Обновлено 03.03.2024 06:11

 

The article is devoted to the analysis of the legal regulation of contractual obligations arising between persons engaged in entrepreneurial activity in the People's Republic of China. The author aims to investigate the proper fulfillment of contractual obligations in the field of entrepreneurship under the law of the People's Republic of China, to consider the liability measures established for their non-fulfillment or improper fulfillment, as well as to analyze the grounds for termination of obligations. Based on the results of the study, the author concludes that the principles of honesty and trust are essential for contractual obligations in the field of entrepreneurial activity. The parties are obliged to cooperate fully, including in addition to fulfilling the obligations stipulated in the contract. Moreover, such an obligation remains even after the termination of all contractual obligations. The conditions for liability for violation of obligations in the field of entrepreneurial activity are also established.

 

Keywords: commercial law of the People's Republic of China, contract law of the People's Republic of China, business contract under the law of the People's Republic of China, contractual obligations under the law of the People's Republic of China.

 

Business cooperation between Russia and China is increasing every year, and with it the need for a deeper study of Chinese commercial law, in particular contract law governing contracts concluded by Russian and Chinese entrepreneurs, is increasing. The legal regulation of contractual obligations occupies an important place in the commercial law of the People's Republic of China. This is due to the role and importance of contracts in regulating relations with the participation of entrepreneurs. They cover foreign trade exchange, investment projects, the performance of works, the provision of services, and relationships in the financial and credit sphere. Nevertheless, in modern Russian science there are no studies devoted to the analysis of entrepreneurial contractual obligations under the law of the People's Republic of China. This work is intended to fill this gap. It seems relevant to analyze what is the proper fulfillment of contractual obligations in the field of entrepreneurship under the law of the People's Republic of China, what liability measures are established for their non-fulfillment or improper fulfillment, as well as to investigate the grounds for termination of obligations.
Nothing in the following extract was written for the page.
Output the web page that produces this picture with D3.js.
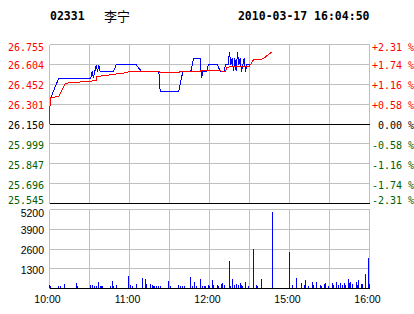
<!DOCTYPE html>
<html>
<head>
<meta charset="utf-8">
<script src="https://cdn.jsdelivr.net/npm/d3@7"></script>
<style>
  body { margin: 0; background: #fff; }
  svg { display: block; }
</style>
</head>
<body>
<div id="chart"></div>
<script>
// Header text
const stockCode = "02331";
const stockName = "李宁";
const stamp = "2010-03-17 16:04:50";

// Axis ticks
const priceTicks = [26.755, 26.604, 26.452, 26.301, 26.150, 25.999, 25.847, 25.696, 25.545];
const pctTicks = ["+2.31 %", "+1.74 %", "+1.16 %", "+0.58 %", " 0.00 %", "-0.58 %", "-1.16 %", "-1.74 %", "-2.31 %"];
const volTicks = [5200, 3900, 2600, 1300];
const timeTicks = [0, 60, 120, 180, 240]; // trading minutes since 10:00
const timeLabels = ["10:00", "11:00", "12:00", "15:00", "16:00"];
const basePrice = 26.150;

// Price (blue) : [trading minute, price]
const priceLine = [
  [1, 26.35], [7, 26.50], [31, 26.50], [32, 26.55], [33, 26.50], [35, 26.60], [36, 26.55],
  [37, 26.60], [38, 26.55], [48, 26.55], [50, 26.60], [65, 26.60], [69, 26.55], [82, 26.55],
  [83, 26.40], [97, 26.40], [98, 26.45], [99, 26.50], [100, 26.55], [106, 26.55], [107, 26.60],
  [108, 26.65], [113, 26.65], [114, 26.50], [115, 26.55], [118, 26.55], [119, 26.60], [126, 26.60],
  [128, 26.55], [131, 26.55], [132, 26.60], [134, 26.60], [135, 26.70], [136, 26.60], [137, 26.65],
  [138, 26.55], [139, 26.65], [140, 26.55], [141, 26.70], [142, 26.60], [143, 26.65], [144, 26.55],
  [145, 26.60], [146, 26.65], [147, 26.55], [148, 26.60], [150, 26.60]
];

// Average price (red)
const avgLine = [
  [0, 26.15], [0, 26.25], [1, 26.35], [7, 26.36], [12, 26.46], [35, 26.48], [35, 26.51],
  [57, 26.54], [60, 26.55], [82, 26.55], [83, 26.54], [97, 26.54], [98, 26.55], [113, 26.55],
  [114, 26.56], [128, 26.56], [129, 26.55], [132, 26.55], [133, 26.58], [138, 26.59], [150, 26.59],
  [153, 26.64], [160, 26.645], [167, 26.70]
];

// Volume bars
const volumes = [
  [0, 220], [1, 150], [7, 150], [8, 150], [11, 290], [20, 350], [21, 150], [31, 220], [32, 220],
  [34, 150], [35, 150], [37, 420], [38, 150], [39, 150], [40, 150], [46, 150], [47, 485], [48, 150],
  [50, 220], [59, 820], [61, 220], [62, 150], [65, 290], [70, 685], [72, 600], [73, 310], [76, 290],
  [77, 220], [78, 150], [79, 150], [80, 150], [82, 150], [83, 150], [89, 485], [91, 150], [97, 220],
  [98, 150], [100, 150], [101, 150], [106, 750], [107, 150], [109, 420], [110, 150], [113, 620],
  [115, 150], [116, 150], [117, 150], [119, 220], [120, 150], [122, 550], [123, 220], [126, 220],
  [127, 150], [129, 290], [130, 350], [131, 220], [135, 1810], [136, 150], [137, 620], [139, 220],
  [140, 290], [142, 220], [143, 350], [144, 220], [145, 150], [147, 420], [149, 150], [153, 2600],
  [155, 220], [156, 150], [159, 600], [167, 5040], [180, 2430], [182, 220], [185, 710], [189, 375],
  [191, 220], [192, 550], [194, 180], [197, 440], [198, 220], [200, 440], [203, 220], [204, 180],
  [206, 290], [207, 350], [209, 180], [212, 375], [213, 220], [215, 440], [217, 220], [218, 375],
  [220, 220], [221, 330], [222, 220], [224, 620], [225, 330], [226, 440], [227, 290], [230, 440],
  [231, 220], [232, 550], [234, 265], [235, 265], [237, 970], [239, 2030], [240, 290]
];

const W = 414, H = 314;
const monoFont = "'DejaVu Sans Mono', monospace";
const sansFont = "'Liberation Sans', Arial, sans-serif";
const gridColor = "#c0c0c0";
const upColor = "#ff0000";
const downColor = "#006000";

const svg = d3.select("#chart").append("svg").attr("width", W).attr("height", H);

// scales
const x = d3.scaleLinear().domain([0, 240]).range([49.5, 369.5]);
const yP = d3.scaleLinear().domain([25.545, 26.755]).range([203.5, 44.5]);
const yV = d3.scaleLinear().domain([0, 5200]).range([288.5, 209.5]);

// header
svg.append("text").attr("x", 50).attr("y", 20)
  .style("font-family", monoFont).style("font-size", "11.5px").style("font-weight", "bold")
  .text(stockCode);
svg.append("text").attr("x", 104).attr("y", 21)
  .style("font-family", "'Noto Sans CJK SC', sans-serif").style("font-size", "13px")
  .text(stockName);
svg.append("text").attr("x", 369.5).attr("y", 20).attr("text-anchor", "end")
  .style("font-family", monoFont).style("font-size", "11.5px").style("font-weight", "bold")
  .text(stamp);

const grid = svg.append("g").attr("shape-rendering", "crispEdges");

// vertical gridlines every 30 minutes, both panels
const vGrid = d3.range(0, 241, 30);
[[44.5, 203.5], [209.5, 288.5]].forEach(([t, b]) => {
  grid.selectAll(null).data(vGrid).enter().append("line")
    .attr("x1", (d) => x(d)).attr("x2", (d) => x(d))
    .attr("y1", t).attr("y2", b)
    .attr("stroke", gridColor);
});

// horizontal price gridlines
grid.selectAll(null).data(priceTicks).enter().append("line")
  .attr("x1", x(0)).attr("x2", x(240))
  .attr("y1", (d) => yP(d)).attr("y2", (d) => yP(d))
  .attr("stroke", (d, i) => (d === basePrice || i === priceTicks.length - 1 ? "#000" : gridColor));

// horizontal volume gridlines
grid.selectAll(null).data(volTicks.concat([0])).enter().append("line")
  .attr("x1", x(0)).attr("x2", x(240))
  .attr("y1", (d) => yV(d)).attr("y2", (d) => yV(d))
  .attr("stroke", (d) => (d === 0 ? "#000" : gridColor));

// price labels left
const tickColor = (i) => (i < 4 ? upColor : i === 4 ? "#000" : downColor);
const labelDy = (i, n) => (i === 0 ? 6.5 : i === n - 1 ? 0.3 : 5);

svg.append("g").selectAll("text").data(priceTicks).enter().append("text")
  .attr("x", 44).attr("y", (d, i) => yP(d) + labelDy(i, priceTicks.length))
  .attr("text-anchor", "end")
  .style("font-family", monoFont).style("font-size", "10px")
  .attr("fill", (d, i) => tickColor(i))
  .text((d) => d.toFixed(3));

// percent labels right
svg.append("g").selectAll("text").data(pctTicks).enter().append("text")
  .attr("x", 372).attr("y", (d, i) => yP(priceTicks[i]) + labelDy(i, pctTicks.length))
  .style("font-family", monoFont).style("font-size", "10px").style("white-space", "pre")
  .attr("xml:space", "preserve")
  .attr("fill", (d, i) => tickColor(i))
  .text((d) => d);

// volume labels
svg.append("g").selectAll("text").data(volTicks).enter().append("text")
  .attr("x", 44).attr("y", (d, i) => yV(d) + (i === 0 ? 7.2 : 5))
  .attr("text-anchor", "end")
  .style("font-family", sansFont).style("font-size", "10.5px")
  .text((d) => d);

// time labels
svg.append("g").selectAll("text").data(timeTicks).enter().append("text")
  .attr("x", (d) => x(d) - 2).attr("y", 303)
  .attr("text-anchor", "middle")
  .style("font-family", sansFont).style("font-size", "10.5px")
  .text((d, i) => timeLabels[i]);

// volume bars
svg.append("g").attr("shape-rendering", "crispEdges")
  .selectAll("rect").data(volumes).enter().append("rect")
  .attr("x", (d) => x(d[0]) - 0.5)
  .attr("width", 1)
  .attr("y", (d) => yV(d[1]))
  .attr("height", (d) => yV(0) - 0.5 - yV(d[1]))
  .attr("fill", "#0000ff");

// lines
const line = d3.line().x((d) => x(d[0])).y((d) => yP(d[1]));

svg.append("path").datum(priceLine)
  .attr("fill", "none").attr("stroke", "#0000ff").attr("stroke-width", 1)
  .attr("shape-rendering", "crispEdges")
  .attr("d", line);

svg.append("path").datum(avgLine)
  .attr("fill", "none").attr("stroke", upColor).attr("stroke-width", 1)
  .attr("shape-rendering", "crispEdges")
  .attr("d", line);
</script>
</body>
</html>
According to article 60 of the Law of the People's Republic of China on Contracts dated March 15, 1999 <1> (hereinafter - the Law of the People's Republic of China on Contracts), obligations must be fulfilled properly and in full in accordance with the terms of the contract. Execution in a proper manner implies execution by a proper debtor to a proper creditor in respect of a proper item at the appropriate time, in the appropriate place and in the appropriate manner <2>.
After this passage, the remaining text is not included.